Student Spotlight: Nick Naylor

Nick Naylor, second from left, at the Governor's Manson on Nov. 19, 2018.

Nick Naylor has had a fun year at his family’s corn maze and the governor’s mansion where two turkeys were pardoned and given their forever home on the Naylor Family Farm. But he has also been laying a a foundation for his future through the Agricultural Business Management Program.

Read about Nick’s path to CALS and his plans for the future.

Please provide some background on yourself. How did you become interested in Ag business?

I became interested in Ag at a young age. As most boys do growing up, they want to be a farmer and drive big machines across the dirt and mud, but really made me want to study and hopefully return the the Ag industry was my dad. He started farming at the age of 16, growing cantaloupes and watermelons. He has done this now for 34 years and every year I seem to enjoy watching plants grow and when it comes time to pick, pull or crop whatever it is that we have grown. It can be very rewarding to see what all you have accomplished in a short amount of time there is each year farming.

What made you want to attend the NC State? 

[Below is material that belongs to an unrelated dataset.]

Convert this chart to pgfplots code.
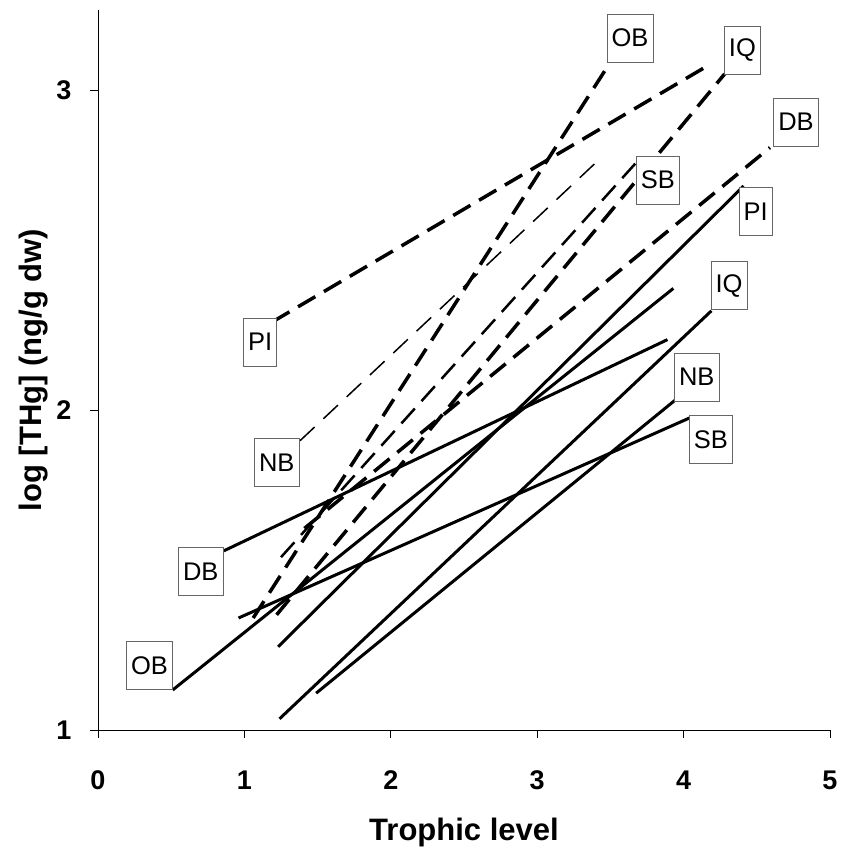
\documentclass[border=0pt]{standalone}
\usepackage{fontspec}
\setmainfont{Liberation Sans}
\usepackage{pgfplots}
\pgfplotsset{compat=1.18}
\tikzset{lbl/.style={draw=black!60, line width=0.8pt, fill=white, font=\fontsize{25.5}{29}\selectfont, inner xsep=4.5pt, minimum height=48pt, inner ysep=0pt}}
\begin{document}
\begin{tikzpicture}
\begin{axis}[
  scale only axis, width=732pt, height=720pt,
  xmin=0, xmax=5, ymin=1, ymax=3.25,
  axis x line*=bottom, axis y line*=left,
  xtick={0,1,2,3,4,5}, ytick={1,2,3},
  tick align=outside, major tick length=8pt,
  tick style={black, line width=0.8pt},
  axis line style={black, line width=0.8pt},
  /pgf/number format/assume math mode=true,
  xticklabel style={font=\bfseries\fontsize{27}{31}\selectfont, yshift=-29pt},
  yticklabel style={font=\bfseries\fontsize{27}{31}\selectfont, xshift=-15pt},
  xlabel={Trophic level}, ylabel={log [THg] (ng/g dw)},
  xlabel style={font=\bfseries\fontsize{31}{35}\selectfont, yshift=-21pt},
  ylabel style={font=\bfseries\fontsize{31}{35}\selectfont, yshift=2pt},
  clip=false,
  every axis plot/.append style={black},
]
% solid lines
\addplot[line width=3pt] coordinates {(0.51,1.125) (3.93,2.38)};   % OB
\addplot[line width=3pt] coordinates {(0.86,1.56) (3.89,2.22)};    % DB
\addplot[line width=3pt] coordinates {(0.96,1.35) (4.04,1.975)};   % SB
\addplot[line width=3pt] coordinates {(1.23,1.26) (4.41,2.70)};    % PI
\addplot[line width=3pt] coordinates {(1.24,1.035) (4.19,2.31)};   % IQ
\addplot[line width=3pt] coordinates {(1.49,1.115) (3.94,2.03)};   % NB
% dashed lines
\addplot[line width=3.5pt, dash pattern=on 20pt off 10pt] coordinates {(1.19,2.275) (4.18,3.08)}; % PI
\addplot[line width=1.5pt, dash pattern=on 20pt off 12pt] coordinates {(1.38,1.904) (3.44,2.79)}; % NB
\addplot[line width=3.5pt, dash pattern=on 20pt off 10pt] coordinates {(1.06,1.35) (3.49,3.08)};  % OB
\addplot[line width=3.5pt, dash pattern=on 20pt off 10pt] coordinates {(1.22,1.36) (4.28,3.05)};  % IQ
\addplot[line width=3.5pt, dash pattern=on 20pt off 10pt] coordinates {(1.41,1.63) (4.59,2.82)};  % DB
\addplot[line width=2.5pt, dash pattern=on 20pt off 10pt] coordinates {(1.25,1.54) (3.67,2.77)};  % SB
% labels
\node[lbl] at (axis cs:3.634,3.1625) {OB};
\node[lbl] at (axis cs:4.402,3.125) {IQ};
\node[lbl] at (axis cs:4.768,2.90) {DB};
\node[lbl] at (axis cs:3.825,2.719) {SB};
\node[lbl] at (axis cs:4.492,2.62) {PI};
\node[lbl] at (axis cs:4.31,2.389) {IQ};
\node[lbl] at (axis cs:4.09,2.103) {NB};
\node[lbl] at (axis cs:4.186,1.908) {SB};
\node[lbl] at (axis cs:1.107,2.2125) {PI};
\node[lbl] at (axis cs:1.221,1.836) {NB};
\node[lbl] at (axis cs:0.702,1.495) {DB};
\node[lbl] at (axis cs:0.352,1.202) {OB};
\end{axis}
\pgfresetboundingbox
\path[use as bounding box] (-98pt,-120pt) rectangle (744pt,730pt);
\end{tikzpicture}
\end{document}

To be honest, I really did not want to go to college. My dad has a degree from UNC Chapel Hill, and he and my mom continued to push me in the college direction until I finally gave in and applied to NC State. I choose State because if I was going to go to college, I was going to study something I actually loved to do, agriculture. I did not want to go to far from home and State has a great agriculture program so I figured it would be a good match for me.

What brought you to the Agricultural Business Management program?

What brought me to the agricultural business management program was how wide a range of possible job opportunities there was with it. You can do things in regular business as well as most jobs in the agricultural sector as well. Being in North Carolina and with the largest part of our state’s economic backbone being related to the field of agriculture, I figured this would be the best fit for me.

How has your experience growing up on a farm helped you with your classes?

Growing up on a farm has helped me in class because it has taught me to get things done and done right the first time. By not fully completing a task, it can come back and hurt you more than you would think. It has also taught me to get up, get out of bed and get the day started early so you can finish early and be able to do things you want to do when you get done with your daily tasks.

How have your classes helped you with your family’s business?

My classes have helped my family’s business by showing me new ways to operate and different ways of doing things that I might have never figured out or it would have taken me much longer to figure out. It has also taught me to better understand just what all it takes to go into running an agricultural based business as well as just how many aspects there are to running any business.

Tell us about your recent visit to the governor’s mansion.

Visiting the governor’s mansion was a neat experience. We were the first ones to take the ever take the turkeys that have been pardoned back to our farm. The names of the turkeys are Sir Walter and Caroline. There has been only a few turkeys ever pardoned by the NC governor. My family and I were able to meet and talk to the governor of North Carolina, one of the leaders from Butterball as well as the President of the NC Poultry Federation. After the turkeys were pardoned, they were taken back to my corn maze in Lillington were they will spend the rest of their lives happy and being seen by school kids and people of all ages.

What do you most value about your college experience?

What I value the most out of my college experience is not the classes, but just the whole college experience itself. Meeting new life long friends from all over North Carolina as well as other places. College is about learning in class, but the greatest experience you get from college is being exposed to people that are different than you. I am from a small town that got its second stoplight just a few years ago when the county built the new high school, there is not much diversity there. Everyone knows everybody, people wave at you going down the road on trucks and tractors even if you do not them from Adam. The college experience is one that broadens your horizons, gives you new ideas and different ways of doing things that you thought your way of doing them was the right way, and gives you an experience that will stay with you the rest of your life.

What are your goals after graduation?

My goals after graduation are to go back to my family’s business and grow it. We are planning now to open at least one more roadside produce stand as well as continue to grow the corn maze by adding new attractions. Just last year at the corn maze we bought a used military surplus helicopter from Ocala Florida for kids to play in. With this in mind there is no telling what else we may buy and drag up there to the maze. Another dream of mine is to start a land clearing and grading business of my own. A lot of my family’s income is seasonal, by starting this business it would give me something to do during the down times of the year as well as a more steady year-round income.